1. Gerd Theissen (Citation1979, 1–11, 72ff.) uses the term ‘ideological fundamentalism’ to discuss the resistance of some believers to historical criticism of the Bible and Christianity because of its relativising effects. According to Theissen, neither the past nor the present should have a normative epistemological standing; one should see the past and the present as flowing both ways in their interpretive function and in the construction of reality.

2. On recent research submissions, the report of the 2008 Research Assessment Exercise sub‐panel for Education concluded: ‘There was original and high quality theoretical, scholarly and critical work in philosophy, sociology and history of education. This was not all related directly to immediate policy priorities or practical concerns but often offered challenging new agendas. It is important to the field as a whole that resources and opportunities continue to be available to enable such cutting edge contributions to thrive as well as to encourage greater interplay between these and other research traditions’ (HEFCE, SFC, HEFCW, and DEL Citation2009, 3).

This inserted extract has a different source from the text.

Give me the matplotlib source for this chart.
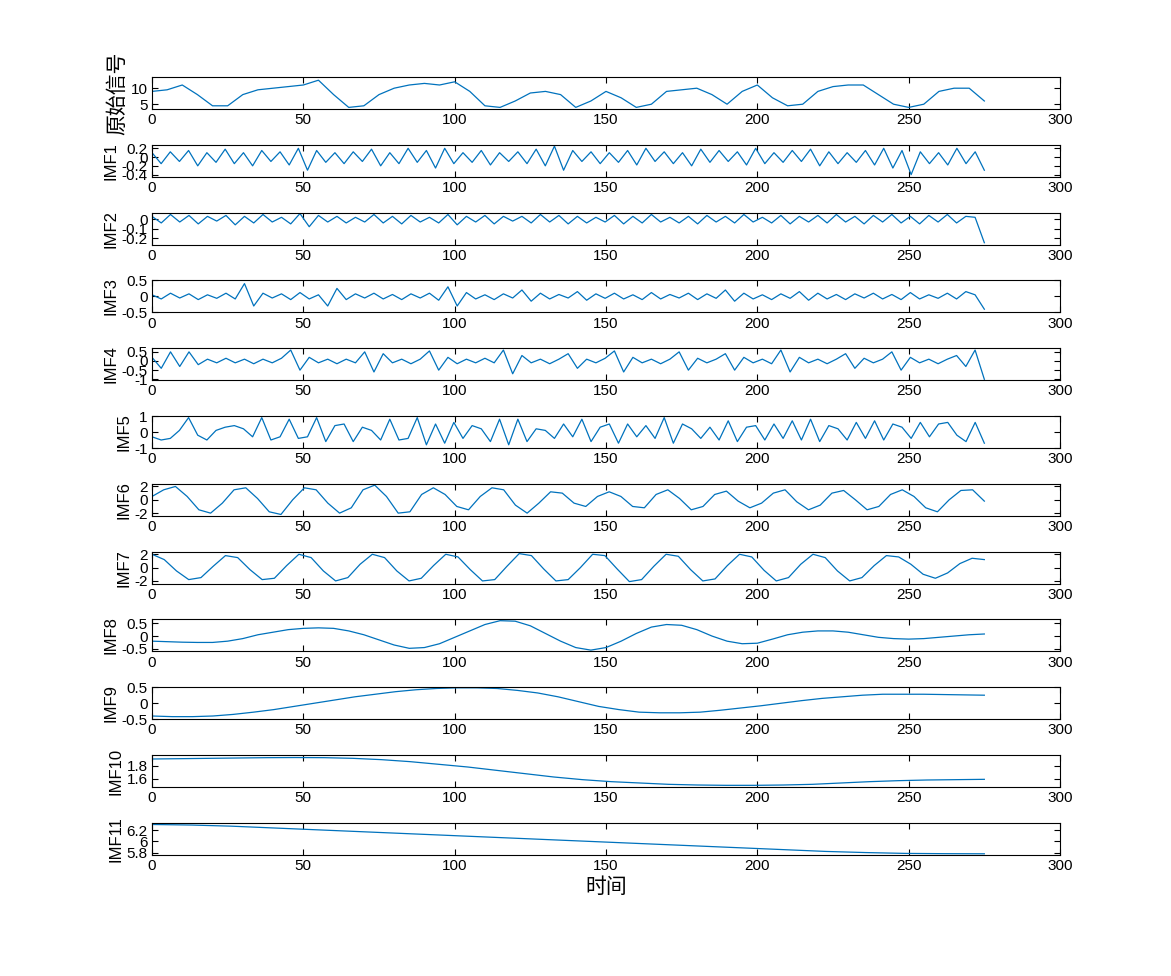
import numpy as np
import matplotlib
matplotlib.use("Agg")
from matplotlib import pyplot as plt

plt.rcParams['font.family'] = ['Liberation Sans', 'Noto Sans CJK SC', 'DejaVu Sans']

# values (x spans 0..275 for every series)
signal = [9, 9.5, 11, 8, 4.5, 4.5, 8, 9.5, 10, 10.5, 11, 12.5, 8, 4, 4.5, 8, 10, 11, 11.5, 11,
          12, 9, 4.5, 4, 6, 8.5, 9, 8, 4, 6, 9, 7, 4, 5, 9, 9.5, 10, 8, 5, 9, 11, 7, 4.5, 5, 9,
          10.5, 11, 11, 8, 5, 4, 5, 9, 10, 10, 6]
imf1 = [0.1, -0.15, 0.12, -0.1, 0.15, -0.2, 0.1, -0.12, 0.18, -0.15, 0.1, -0.2, 0.15, -0.1, 0.12,
        -0.18, 0.2, -0.3, 0.15, -0.12, 0.1, -0.15, 0.12, -0.1, 0.18, -0.2, 0.1, -0.15, 0.2, -0.12,
        0.15, -0.25, 0.2, -0.15, 0.1, -0.12, 0.15, -0.18, 0.1, -0.1, 0.12, -0.15, 0.18, -0.2, 0.25,
        -0.3, 0.15, -0.1, 0.12, -0.15, 0.1, -0.12, 0.15, -0.18, 0.2, -0.1, 0.12, -0.15, 0.1, -0.2,
        0.18, -0.12, 0.15, -0.1, 0.12, -0.18, 0.2, -0.15, 0.1, -0.12, 0.15, -0.1, 0.18, -0.2, 0.12,
        -0.15, 0.1, -0.12, 0.15, -0.18, 0.2, -0.25, 0.15, -0.4, 0.12, -0.15, 0.1, -0.18, 0.2, -0.15,
        0.12, -0.3]
imf2 = [0.03, -0.04, 0.05, -0.03, 0.04, -0.05, 0.03, -0.02, 0.04, -0.06, 0.03, -0.04, 0.05, -0.03,
        0.02, -0.05, 0.06, -0.08, 0.04, -0.03, 0.03, -0.04, 0.02, -0.03, 0.05, -0.04, 0.03, -0.05,
        0.04, -0.03, 0.02, -0.04, 0.05, -0.06, 0.03, -0.03, 0.04, -0.05, 0.03, -0.02, 0.03, -0.04,
        0.05, -0.03, 0.04, -0.05, 0.03, -0.04, 0.02, -0.03, 0.04, -0.05, 0.03, -0.04, 0.05, -0.03,
        0.02, -0.04, 0.03, -0.05, 0.04, -0.03, 0.03, -0.04, 0.05, -0.03, 0.02, -0.04, 0.04, -0.05,
        0.03, -0.03, 0.04, -0.04, 0.05, -0.03, 0.03, -0.05, 0.04, -0.03, 0.05, -0.04, 0.03, -0.05,
        0.04, -0.03, 0.05, -0.04, 0.03, 0.02, -0.25]
imf3 = [0.05, -0.08, 0.1, -0.05, 0.08, -0.1, 0.05, -0.06, 0.1, -0.08, 0.4, -0.3, 0.1, -0.05,
        0.08, -0.1, 0.12, -0.08, 0.05, -0.3, 0.25, -0.1, 0.08, -0.05, 0.1, -0.08, 0.06, -0.1,
        0.08, -0.05, 0.1, -0.12, 0.3, -0.3, 0.12, -0.08, 0.05, -0.1, 0.08, -0.05, 0.2, -0.15,
        0.1, -0.08, 0.06, -0.05, 0.15, -0.12, 0.08, -0.06, 0.1, -0.08, 0.05, -0.1, 0.12, -0.08,
        0.06, -0.05, 0.1, -0.1, 0.08, -0.06, 0.2, -0.15, 0.1, -0.08, 0.05, -0.1, 0.08, -0.06,
        0.15, -0.12, 0.1, -0.08, 0.06, -0.1, 0.08, -0.05, 0.1, -0.08, 0.06, -0.1, 0.12, -0.08,
        0.05, -0.06, 0.1, -0.08, 0.15, 0.05, -0.4]
imf4 = [0.2, -0.4, 0.5, -0.3, 0.5, -0.2, 0.1, -0.1, 0.15, -0.1, 0.1, -0.15, 0.1, -0.1, 0.15,
        0.6, -0.5, 0.2, -0.1, 0.1, -0.15, 0.1, -0.1, 0.5, -0.6, 0.4, -0.1, 0.1, -0.15, 0.1, 0.55,
        -0.5, 0.2, -0.15, 0.1, -0.1, 0.15, -0.1, 0.6, -0.7, 0.3, -0.1, 0.1, -0.15, 0.1, 0.4, -0.4,
        0.1, -0.1, 0.15, 0.55, -0.6, 0.2, -0.1, 0.1, -0.15, 0.1, 0.5, -0.5, 0.15, -0.1, 0.1, 0.4,
        -0.5, 0.2, -0.1, 0.1, -0.15, 0.6, -0.6, 0.2, -0.1, 0.1, -0.15, 0.1, 0.4, -0.4, 0.15, -0.1,
        0.1, 0.5, -0.5, 0.2, -0.1, 0.1, -0.15, 0.1, 0.3, -0.3, 0.6, -1.0]
imf5 = [-0.3, -0.5, -0.4, 0.1, 0.9, -0.2, -0.5, 0.1, 0.3, 0.4, 0.2, -0.3, 0.9, -0.5, -0.3, 0.8,
        -0.4, -0.3, 0.9, -0.6, 0.4, 0.5, -0.6, 0.3, 0.1, -0.5, 0.8, -0.5, -0.4, 0.9, -0.8, 0.5,
        -0.7, 0.6, -0.4, 0.4, 0.2, -0.6, 0.8, -0.8, 0.8, -0.6, 0.2, 0.1, -0.4, 0.5, -0.3, 0.8,
        -0.6, 0.3, 0.5, -0.7, 0.5, -0.3, 0.4, -0.4, 0.9, -0.7, 0.5, 0.2, -0.4, 0.3, -0.5, 0.7,
        -0.6, 0.3, 0.4, -0.5, 0.5, -0.4, 0.7, -0.5, 0.8, -0.6, 0.4, 0.2, -0.5, 0.6, -0.4, 0.7,
        -0.5, 0.5, 0.3, -0.4, 0.6, -0.3, 0.5, 0.6, -0.2, -0.6, 0.6, -0.7]
imf6 = [0.5, 1.5, 2.0, 0.5, -1.5, -2.0, -0.5, 1.5, 1.8, 0.2, -1.8, -2.2, 0.0, 1.8, 1.5, -0.5,
        -2.0, -1.2, 1.5, 2.2, 0.5, -2.0, -1.8, 0.8, 1.8, 0.8, -1.0, -1.5, 0.5, 1.8, 1.5, -0.8,
        -2.0, -0.5, 1.2, 1.0, -0.5, -1.0, 0.5, 1.2, 0.5, -1.0, -1.2, 0.8, 1.5, 0.2, -1.5, -1.0,
        0.8, 1.3, -0.2, -1.2, -0.5, 1.0, 1.5, -0.3, -1.5, -0.8, 1.0, 1.4, 0.0, -1.5, -1.0, 0.8,
        1.5, 0.5, -1.2, -1.8, 0.0, 1.4, 1.5, -0.2]
imf7 = [2.0, 1.2, -0.5, -1.8, -1.5, 0.2, 1.8, 1.5, -0.3, -1.8, -1.6, 0.3, 2.0, 1.5, -0.5,
        -2.0, -1.5, 0.5, 2.0, 1.5, -0.5, -2.0, -1.6, 0.3, 2.0, 1.6, -0.3, -2.0, -1.8, 0.2, 2.1,
        1.8, -0.2, -2.0, -1.8, 0.0, 2.0, 1.8, -0.2, -2.1, -1.8, 0.2, 2.0, 1.7, -0.3, -2.0, -1.7,
        0.3, 2.0, 1.6, -0.4, -2.0, -1.5, 0.5, 2.0, 1.5, -0.5, -2.0, -1.5, 0.3, 1.8, 1.6, 0.5,
        -1.0, -1.6, -0.8, 0.6, 1.4, 1.2]
imf8 = [-0.2, -0.22, -0.24, -0.25, -0.25, -0.2, -0.1, 0.05, 0.15, 0.25, 0.3, 0.32, 0.3, 0.2,
        0.05, -0.15, -0.35, -0.48, -0.45, -0.3, -0.05, 0.2, 0.45, 0.6, 0.58, 0.4, 0.1, -0.2,
        -0.45, -0.55, -0.45, -0.2, 0.1, 0.35, 0.45, 0.42, 0.25, 0.0, -0.2, -0.3, -0.28, -0.12,
        0.05, 0.15, 0.2, 0.2, 0.15, 0.05, -0.05, -0.1, -0.12, -0.1, -0.05, 0.0, 0.05, 0.08]
imf9 = [-0.4, -0.42, -0.42, -0.4, -0.35, -0.28, -0.2, -0.1, 0.0, 0.1, 0.2, 0.28, 0.36, 0.42,
        0.46, 0.48, 0.48, 0.46, 0.4, 0.32, 0.2, 0.05, -0.1, -0.2, -0.28, -0.3, -0.3, -0.28,
        -0.22, -0.15, -0.08, 0.0, 0.08, 0.15, 0.2, 0.25, 0.28, 0.28, 0.28, 0.27, 0.26, 0.25]
imf10 = [1.9, 1.905, 1.91, 1.915, 1.92, 1.922, 1.92, 1.91, 1.89, 1.86, 1.82, 1.78, 1.73,
         1.68, 1.63, 1.59, 1.56, 1.54, 1.52, 1.51, 1.505, 1.505, 1.51, 1.52, 1.54, 1.56, 1.575,
         1.585, 1.59, 1.595]
imf11 = [6.3, 6.29, 6.27, 6.24, 6.21, 6.18, 6.15, 6.12, 6.09, 6.06, 6.03, 6.0, 5.97, 5.94,
         5.91, 5.88, 5.85, 5.82, 5.8, 5.785, 5.78, 5.778]

series = [signal, imf1, imf2, imf3, imf4, imf5, imf6, imf7, imf8, imf9, imf10, imf11]
labels = ['原始信号'] + ['IMF%d' % i for i in range(1, 12)]
ylims = [(3.5, 13.5), (-0.45, 0.28), (-0.27, 0.07), (-0.5, 0.5), (-1.05, 0.7), (-1, 1),
         (-2.4, 2.4), (-2.4, 2.4), (-0.6, 0.65), (-0.5, 0.5), (1.48, 1.96), (5.76, 6.33)]
yticks = [[5, 10], [-0.4, -0.2, 0, 0.2], [-0.2, -0.1, 0], [-0.5, 0, 0.5], [-1, -0.5, 0, 0.5],
          [-1, 0, 1], [-2, 0, 2], [-2, 0, 2], [-0.5, 0, 0.5], [-0.5, 0, 0.5], [1.6, 1.8],
          [5.8, 6, 6.2]]

fig = plt.figure(figsize=(11.71, 9.76), dpi=100)
H = 976.0
for i, vals in enumerate(series):
    top = 77 + i * 67.8
    ax = fig.add_axes([152 / 1171, 1 - (top + 32) / H, 908 / 1171, 32 / H])
    x = np.linspace(0, 275, len(vals))
    ax.plot(x, vals, color='#0072BD', linewidth=0.9)
    ax.set_xlim(0, 300)
    ax.set_ylim(*ylims[i])
    ax.set_yticks(yticks[i])
    ax.set_yticklabels(['%g' % t for t in yticks[i]])
    ax.set_xticks([0, 50, 100, 150, 200, 250, 300])
    ax.tick_params(direction='in', top=True, right=True, labelsize=11, length=4, pad=3)
    if i == 0:
        ax.set_ylabel(labels[i], fontsize=15, labelpad=2, family=['Noto Sans CJK SC'])
    else:
        ax.set_ylabel(labels[i], fontsize=12, labelpad=2)
    if i == len(series) - 1:
        ax.set_xlabel('时间', fontsize=15, family=['Noto Sans CJK SC'], labelpad=2)

fig.savefig('out.png', dpi=100)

3. The Culham Institute’s ‘Register of Research Theses in Religious Education 1980 onwards’ includes some 135 masters and doctoral theses that have been completed in the UK between 1980 and 2005 and that have been categorised as ‘history of religious education’. The majority of these theses were finished during the 1980s. See http://www.theredirectory.org.uk/resreg.php (accessed January 9, 2009).

4. This neglect is also reflected at an international level. At ISREV 2006 there was only one historical research paper – on the history of RE in Japan – and at ISREV 2008 just three historical papers – on the perception of other religions historically within Islam, RE and national identity in Norway and pupils’ workbooks in Norway.

5. Confessionalism is a term, often used pejoratively, in RE discourse in England to refer to teaching that seeks to engender particular religious beliefs and practices in pupils. The concept is derived from the notion of a ‘Confession of Faith’ (i.e. declaration of articles of belief) on behalf of the teacher and pupils.